Today in the News, 4.13
- “’If [southern Republican politicians] come out against it, then their hope of getting any African-American votes in the future is even worse than it is now.’” AP quotes a professor of political science from Emory University, in an article that examines the varying responses of Republicans holding elected office in the South to the pre-clearance requirement of the Voting Rights Act at issue in Northwest Austin Municipal Utility District No. 1 v. Holder, an important civil rights case set to be argued before the Supreme Court at the end of this month.
- “Rights guaranteed under and by the Constitution are clearly at issue here. That certainly makes this case worthy of Supreme Court review.” A reader pushes back against David Rivkin’s April 8th editorial in the LA Times, which argued that “the Supreme Court shouldn’t be judging judges” in this term’s high-profile case on due process and judicial ethics, Caperton v. Massey Coal. (Learn more here about why we agree that the Supreme Court is correct to review this case, and why it should rule that a state court judge should have recused himself from a case involving a corporation whose CEO spent millions of dollars to help get the judge elected.)

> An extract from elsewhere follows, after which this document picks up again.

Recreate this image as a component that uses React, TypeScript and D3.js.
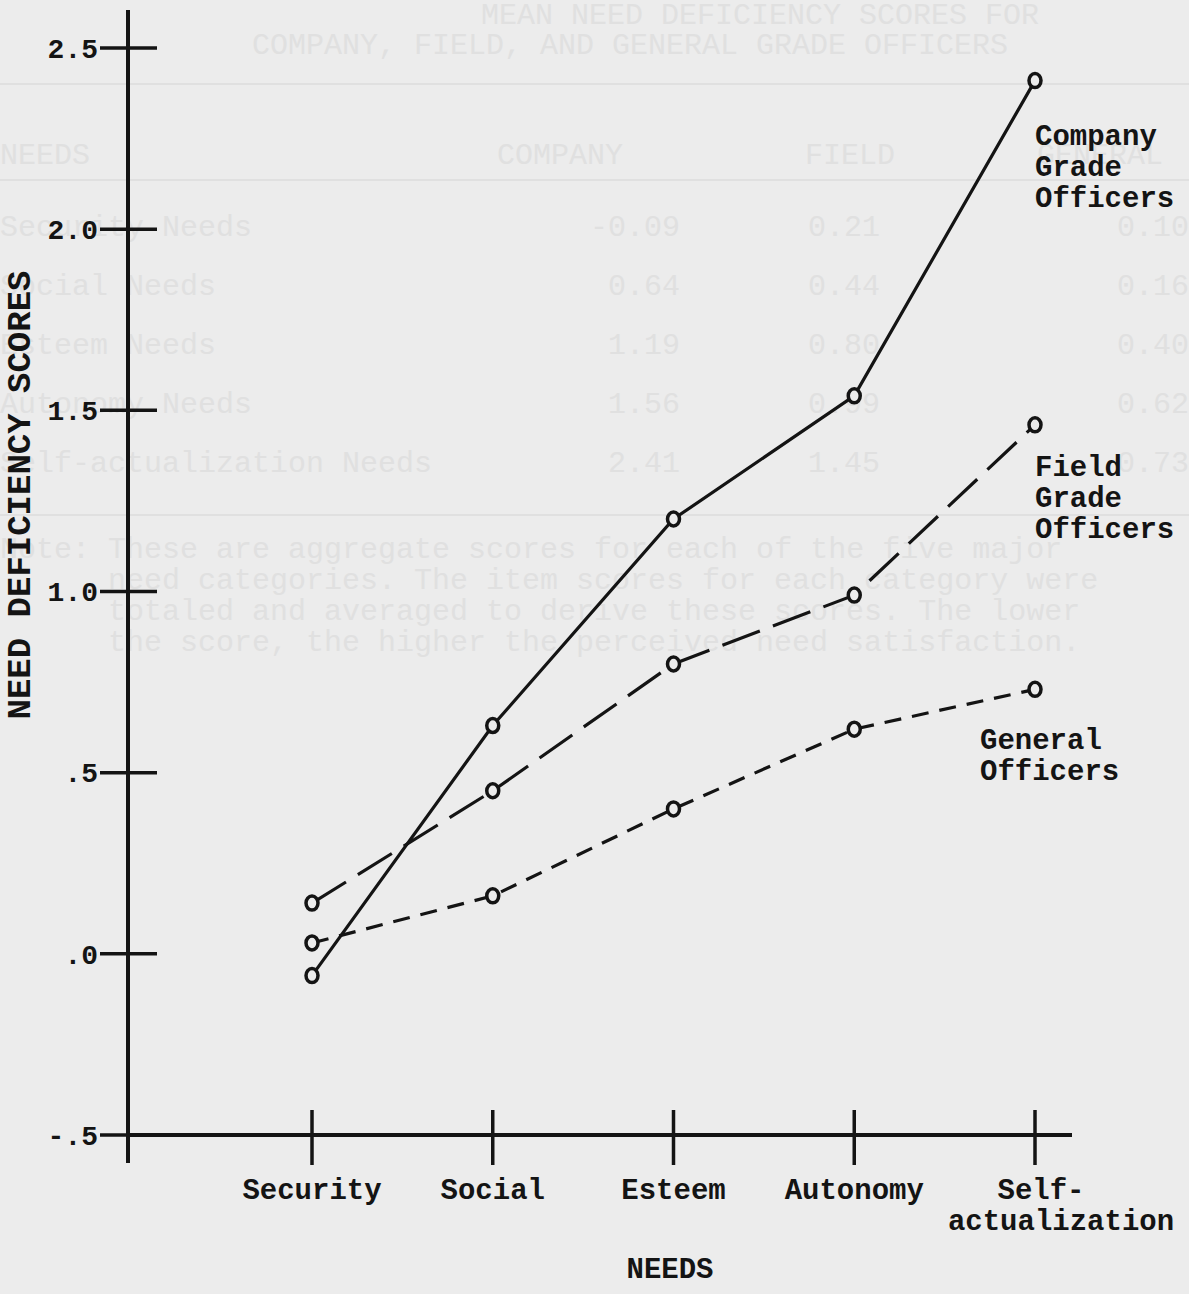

- “‘Today there is much focus on our rights… Shouldn’t there at least be equal time for our Bill of Obligations and our Bill of Responsibilities?’” Justice Clarence Thomas, quoted in the NY Times, discussed his curious attitude toward the “proliferation of rights” recently, when speaking before a group of high school students in Washington, D.C..
And finally, Happy Birthday to Thomas Jefferson! He was born on this day, in 1743.